Let’s say a game file size is 500MB. If there is a 100MB patch, does the file size go to 600MB? Or does it patch what’s needs and deletes the old files?
In: 11
it depends what that path does, it can add 100 MB of new content, or it can replace a 100 MB file to fix bugs or improve things, or anywhere in between, it could replace a 50 MB file and add 50 MB of new content
My game might have 10 files file1 to file10, and every file is 10 MB. I make a patch which:
1. Adds new content => I need to create a new file11 for the content, 10 MB for that
2. Fixes a bug in some old content => I upload new version of file3, another 10MB
3. Adds cross-functionality with new file11, so I need to upload the main game in file1, another 10MB.

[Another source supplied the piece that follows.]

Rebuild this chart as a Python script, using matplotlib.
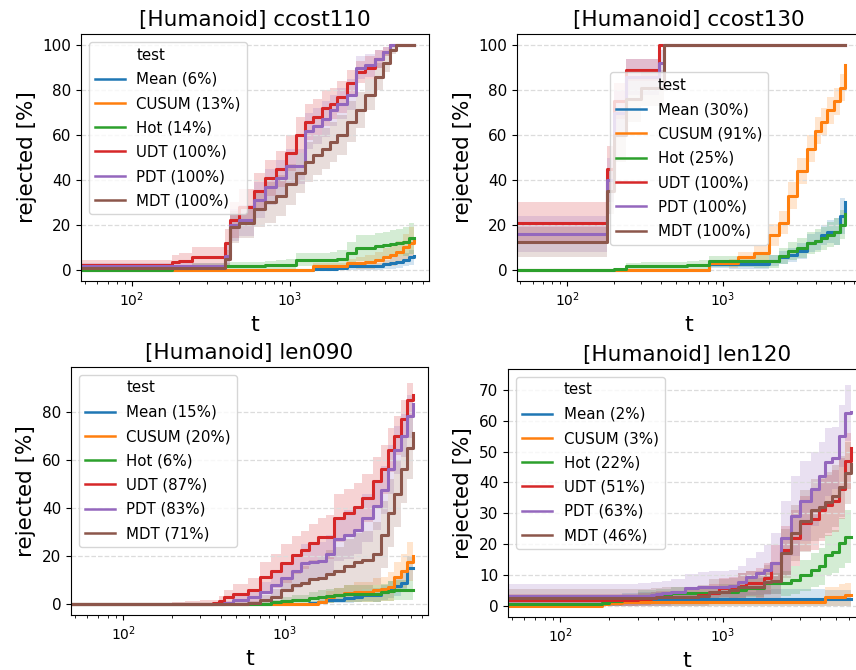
import numpy as np
import matplotlib.pyplot as plt
from matplotlib.lines import Line2D

# ------------------------------------
# Data
# ------------------------------------
t = [48, 180, 200, 240, 300, 360, 390, 420, 480, 590, 700, 820, 950, 1100, 1250,
     1400, 1600, 1800, 2000, 2300, 2650, 3000, 3500, 3900, 4300, 4700, 5200, 5700, 6150]

tests = ["Mean", "CUSUM", "Hot", "UDT", "PDT", "MDT"]
colors = ["tab:blue", "tab:orange", "tab:green", "tab:red", "tab:purple", "tab:brown"]

# final rejection rates shown in the legends
ccost110_pct = [6, 13, 14, 100, 100, 100]
ccost130_pct = [30, 91, 25, 100, 100, 100]
len090_pct = [15, 20, 6, 87, 83, 71]
len120_pct = [2, 3, 22, 51, 63, 46]

# rejected [%] per test (rows in the order of `tests`)
ccost110_rej = [
    [0]*15 + [0.5, 0.5, 0.5, 1, 1.5, 1.5, 1.5, 1.5, 2.5, 3, 3.5, 4.5, 5.5, 6],
    [0]*15 + [1.5, 1.5, 1.5, 1.5, 3, 3, 3.5, 4.5, 5.5, 6.5, 8, 10, 12, 13],
    [0, 1, 1, 1.5, 1.5, 1.5, 1.5, 1.5, 1.5, 1.5, 2, 2, 2.2, 4.5, 4.5, 4.5, 4.5, 4.5, 5,
     7.4, 9.7, 9.7, 10.5, 11, 11.5, 12, 12.5, 14, 14],
    [2, 3.5, 4, 5.5, 5.5, 5.5, 12, 22, 28, 35, 41, 45, 52, 60, 66, 68, 72, 74, 77, 83,
     88, 90, 94, 97, 100, 100, 100, 100, 100],
    [1.5, 1.5, 1.5, 1.5, 1.5, 1.5, 6, 20, 22, 31, 37, 41, 46, 46, 62, 64, 67, 71, 74, 78,
     90, 91, 94, 97, 100, 100, 100, 100, 100],
    [1, 1, 1, 1, 1, 1, 5, 19, 21, 27, 30, 33, 38, 43, 48, 51, 54, 57, 60, 66, 71, 78, 86,
     92, 98, 100, 100, 100, 100],
]
# half width of the shaded band
ccost110_ci = [
    [0]*15 + [0.8, 0.8, 0.8, 1, 1.5, 1.5, 1.5, 1.5, 2, 2.5, 2.5, 3, 3.5, 4],
    [0]*15 + [1.5, 1.5, 1.5, 1.5, 2, 2.5, 3, 3.5, 4, 5, 5, 6, 7, 8],
    [0, 1, 1, 1.5, 1.5, 1.5, 1.5, 2, 2, 2, 2, 2.5, 2.5, 3, 3, 3, 3, 3.5, 4, 5, 6, 6, 6,
     6, 6, 6, 6.5, 7, 7],
    [2.5, 3, 3.5, 4.5, 4.5, 4.5, 6, 8, 8, 8, 8, 8, 8, 8, 8, 8, 8, 7, 7, 6, 5, 5, 4, 2,
     0, 0, 0, 0, 0],
    [1.5, 1.5, 1.5, 1.5, 1.5, 1.5, 5, 7, 7, 8, 8, 8, 8, 8, 8, 8, 8, 7, 7, 7, 5, 5, 4, 2,
     0, 0, 0, 0, 0],
    [1, 1, 1, 1, 1, 1, 4, 7, 7, 8, 9, 9, 9, 9, 9, 9, 9, 9, 9, 9, 8, 7, 6, 4, 2, 0, 0, 0, 0],
]

ccost130_rej = [
    [0]*11 + [2.5, 2.5, 2.5, 2.5, 2.5, 2.5, 2.5, 4, 5.5, 6.5, 8.5, 12, 13, 15.6, 17, 17, 24, 30],
    [0]*11 + [3, 3, 3, 5.5, 5.5, 7.4, 7.4, 15.6, 21, 33, 44, 54, 62, 66, 71, 75, 81, 91],
    [0, 0, 0.5, 1.5, 1.5, 1.5, 1.5, 1.5, 1.5, 2, 2.2, 3.7, 3.7, 3.7, 3.7, 3.7, 3.7, 3.7,
     3.7, 6, 8.2, 9.7, 11.9, 13, 14, 15.6, 17, 20, 25],
    [21, 45, 75, 89, 89, 89] + [100]*23,
    [16, 40, 70, 86, 86, 86, 92] + [100]*22,
    [12.4, 35, 60, 76, 81, 81, 81] + [100]*22,
]
ccost130_ci = [
    [0]*11 + [1.5, 1.5, 2, 2, 2, 2, 2, 2.5, 3, 3, 3.5, 4, 4, 4.5, 5, 6, 8, 9],
    [0]*11 + [1.5, 1.5, 2, 2.5, 2.5, 3, 3, 5, 5, 6, 6, 6, 6, 6, 6, 6, 6, 5],
    [0, 0, 0.5, 1.5, 2, 2, 2, 2, 2, 2, 2, 2.5, 2.5, 2.5, 2.5, 2.5, 3, 3, 3, 3.5, 4, 4.5,
     5, 5, 5, 5.5, 6, 6.5, 7],
    [9, 10, 8, 5, 5, 5] + [0]*23,
    [8, 10, 10, 8, 8, 8, 6] + [0]*22,
    [6.5, 10, 12, 10, 8, 8, 8] + [0]*22,
]

len090_rej = [
    [0]*15 + [0.5, 1, 2, 2, 2.5, 3, 3.9, 4, 5, 6, 7.5, 9, 15, 15],
    [0]*16 + [1, 3.2, 3.9, 4.6, 5.2, 5.2, 6, 6.5, 7.3, 11.5, 14, 17.7, 20],
    [0]*10 + [0.3, 0.8, 1.5, 1.8, 1.8, 2.5, 3, 3.5, 4, 4.5, 4.5, 4.5, 4.5, 5, 5.5, 6, 6, 6, 6],
    [0, 0, 0, 0, 0, 0.5, 1.5, 3, 4.5, 6, 11.5, 14, 17, 20.5, 22.5, 25.3, 28, 28, 36, 38,
     40.5, 44, 51, 56, 64, 70, 77, 85, 87],
    [0, 0, 0, 0, 0, 0, 0, 0.5, 2, 3.2, 5.2, 8, 11, 14, 17, 17.5, 18, 21, 27, 29, 31, 36,
     41, 47.5, 56, 64, 70, 78, 83],
    [0, 0, 0, 0, 0, 0, 0, 0, 0, 0.5, 2, 3.2, 6, 8, 9, 10.5, 11, 12.5, 14, 16, 17.5, 18.3,
     21, 29, 38, 46, 56, 65, 71],
]
len090_ci = [
    [0]*15 + [0.8, 1, 1.5, 1.5, 2, 2, 2.5, 3, 3, 3.5, 4, 4, 5, 5],
    [0]*16 + [1, 2.5, 3, 3.5, 4, 4, 5, 5, 6, 6, 7, 8, 9],
    [0]*10 + [0.5, 1, 1.5, 2, 2, 2.5, 3, 3, 3, 3.5, 3.5, 3.5, 3.5, 3.5, 4, 4, 4, 4, 4],
    [0, 0, 1, 1.5, 2, 1.5, 2, 3, 4, 5, 6, 7, 8, 8, 8, 8, 8, 9, 10, 10, 10, 10, 10, 10,
     9, 8, 8, 7, 7],
    [0, 0, 0, 0, 0, 0, 0, 1, 2, 3, 4, 5, 6, 7, 8, 8, 8, 8, 9, 10, 10, 10, 10, 10, 10, 10,
     9, 9, 8],
    [0, 0, 0, 0, 0, 0, 0, 0, 0, 1, 2, 3, 4, 6, 7, 8, 9, 10, 10, 11, 12, 12, 13, 14, 14,
     14, 14, 13, 12],
]

len120_rej = [
    [0.5, 1, 1.2, 1.5] + [2]*25,
    [0, 0.5, 1] + [1.3]*21 + [2.9, 2.9, 2.9, 3.4, 3.4],
    [0.4, 1, 1.5, 2, 3, 3, 3.5, 3.5, 4, 4, 4, 4, 4.5, 4.5, 5, 5.8, 5.8, 7.2, 7.2, 7.2,
     8.3, 9.9, 11.6, 12.7, 16.5, 17.5, 20.3, 22.4, 22.4],
    [1.8, 1.8, 1.8, 1.8, 2.2, 2.5, 2.7, 2.9, 2.9, 2.9, 3.5, 4, 5.8, 5.8, 6.5, 7.2, 7.2,
     8.8, 13.7, 18, 22, 26.7, 28, 31, 32.5, 34, 38, 47, 51],
    [3, 3, 3, 3, 3.2, 3.5, 3.8, 4, 4.5, 5.8, 6, 6.2, 6.2, 6.5, 7.7, 9.4, 10.5, 11.6, 13.7,
     22, 29, 34, 38, 42, 46.5, 48, 55, 62.5, 63],
    [2.4, 2.4, 2.4, 2.4, 2.5, 2.6, 2.8, 2.9, 2.9, 2.9, 3.2, 4.5, 4.5, 5, 6.2, 6.2, 6.2,
     7.7, 8, 17, 23.5, 27.5, 31, 32, 33.5, 35.5, 38.6, 43, 46],
]
len120_ci = [
    [1, 1.5, 2] + [2.5]*13 + [3, 3] + [3.5]*6 + [3]*5,
    [0, 0.5, 1] + [1.3]*21 + [3, 3, 4, 4, 4],
    [0.5, 1, 1.5, 1.5, 2, 2, 2, 2, 2, 2, 2, 2, 2.5, 2.5, 2.5, 3, 3, 3.5, 3.5, 4, 4.5, 5,
     5.5, 6, 6.5, 7, 8, 8.5, 8.5],
    [2, 2, 2, 2, 2, 2, 2, 2, 2, 2.5, 3, 3, 3, 3.5, 4, 4, 5, 5, 6, 8, 9, 9, 10, 10, 10,
     10, 10, 9, 8],
    [4, 4, 4, 4, 4, 4, 4, 4, 4, 4.5, 5, 5, 5, 5, 5, 6, 7, 8, 10, 12, 13, 13, 12, 11, 11,
     10, 10, 9, 9],
    [3]*10 + [3.5, 4, 4, 4, 4.5, 5, 5, 5.5, 6, 8, 9, 10, 10, 10, 10, 10, 10, 10, 10],
]

# ------------------------------------
# Figure Setup (axes placed to match the screenshot, right column is cut off)
# ------------------------------------
W, H = 856, 670
fig = plt.figure(figsize=(W / 100, H / 100), dpi=100)


def px_axes(left, top, right, bottom):
    return fig.add_axes([left / W, 1 - bottom / H, (right - left) / W, (bottom - top) / H])


panels = [
    (px_axes(81, 34, 429, 281), "ccost110", ccost110_rej, ccost110_ci, ccost110_pct,
     (-5, 105), np.arange(0, 101, 20), dict(loc="upper left")),
    (px_axes(517, 34, 860, 281), "ccost130", ccost130_rej, ccost130_ci, ccost130_pct,
     (-5, 105), np.arange(0, 101, 20),
     dict(loc="upper left", bbox_to_anchor=(0.271, 0.846), borderaxespad=0)),
    (px_axes(71, 367, 428, 615), "len090", len090_rej, len090_ci, len090_pct,
     (-4.4, 98.5), np.arange(0, 81, 20), dict(loc="upper left")),
    (px_axes(508, 369, 866, 617), "len120", len120_rej, len120_ci, len120_pct,
     (-3.7, 76.8), np.arange(0, 71, 10), dict(loc="upper left")),
]

# ------------------------------------
# Step curves with confidence bands
# ------------------------------------
for ax, name, rej, ci, pct, ylim, yticks, leg_kw in panels:
    for k, color in enumerate(colors):
        m = np.array(rej[k], dtype=float)
        s = np.array(ci[k], dtype=float)
        lo = np.clip(m - s, 0, 100)
        hi = np.clip(m + s, 0, 100)
        ax.fill_between(t, lo, hi, step="post", color=color, alpha=0.2, linewidth=0)
        ax.step(t, m, where="post", color=color, linewidth=2.2)

    ax.set_xscale("log")
    ax.set_xlim(47.5, 7650)
    ax.set_ylim(*ylim)
    ax.set_yticks(yticks)
    ax.yaxis.grid(True, linestyle="--", color="#dcdcdc", linewidth=0.9)
    ax.tick_params(axis="y", labelsize=11)
    ax.tick_params(axis="x", labelsize=10)
    ax.set_title(f"[Humanoid] {name}", fontsize=15.5)
    ax.set_xlabel("t", fontsize=16)
    ax.set_ylabel("rejected [%]", fontsize=15.5)

    # seaborn-style legend: "test" as a first entry without a handle
    handles = [Line2D([], [], color="none", label="test")]
    for test, color, p in zip(tests, colors, pct):
        handles.append(Line2D([], [], color=color, linewidth=1.8, label=f"{test} ({p}%)"))
    ax.legend(handles=handles, fontsize=10.8, framealpha=0.8, labelspacing=0.62, **leg_kw)

fig.savefig("out.png", dpi=100)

So in total, I will upload 3 files, total of 30MB. However, since two of these files replace old ones, only one is new, the game size goes from 100 MB to 110MB, not 130 MB, since I can delete the old versions of file1 and file3.
This depends on each platform.
PC platforms are installing patches by editing/replacing existing files and adding new ones if necessary.
On game consoles patch as a whole is mounted next to base game when game is launched, it’s not replacing physically installed files. Patch usually for assets doesn’t include whole files, but only changed bits with informations where those changes in original files happened. So when game will want to load texture that was patched, system will read data from both base game for original data and patch for changed data.
The patch doesn’t just replace the small part of code they want to update, I think that’s called a hot fix usually
The patch would replace a lot of old files if its a performance or bug fix patch. If it’s a feature addition or new content then it would increase the size of the install.